Infosys chairman and Unique ID project architect Nandan Nilekani today said the "original rationale" for bank nationalisation has ceased to exist and that privatisation is the way forward the public sector lenders citing the taxpayers' interest. Nilekani, who contested the last Lok Sabha polls on a Congress ticket, said banks were nationalised over five decades ago because they were focusing only on big industries and ignoring smaller ones. The 21 state-run banks had suffered reverses because of lending to large companies.
Introduction of technology-based solutions also makes it possible to cater to the requirements of the smaller borrowers, who were neglected in the pre-nationalisation era, the technocrat said. "The original rationale has gone away and so let most banks function on market principles owned by the general public," he told reporters, adding privatising them is also in the interest of taxpayers.
"We should privatise. We have a choice between some of the value is captured by the taxpayers, by the state or privatisation," he said, adding it is better to give the upside to taxpayers when state-run banks hold a 70 per cent market share.

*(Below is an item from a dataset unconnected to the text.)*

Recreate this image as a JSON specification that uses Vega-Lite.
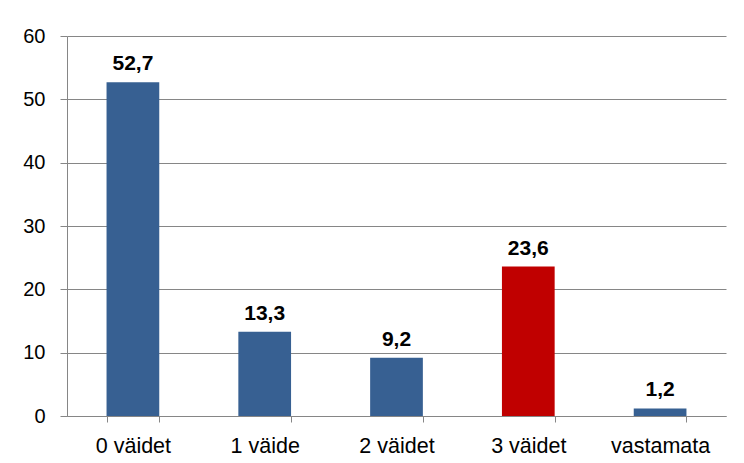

The technocrat pointed out that the pace of losing market share has increased and in 10 years from now, they will hold 10 per cent market share.
In a year from now, it will be commonplace for one to make merchant payments for very small purchases like paan by scanning a QR code on your mobile phone, Nilekani said.
"There will be a sudden movement to QR-code based payments using the unified payments interface (UPI) in six to nine months. In a year, payments at the paan shop will happen through this," Nilekani told reporters here.
Nilekani, the architect of the unique ID project Aadhar, said there will be a "massive dissemination" of UPI QR codes in the next few months.
He said unlike the card-based payments, merchant payments will be the last level for the UPI journey, which started with peer-to-peer payments. UPI-based transactions, which have risen to 172 million in February from 0.1 million in October 2016, will shoot up to 1 billion a month by December 2018, he said.
Nilekani said with the deepening of the digital journey in everyone's lives, even businesses have gotten digital, courtesy the GST, India will transform to a postpaid economy from a prepaid one.
This will be possible because lenders and vendors or creditors will be able to assess a borrower or buyer better, he said, adding a lot of lending will take place on cash flows and not the present collateral-based system.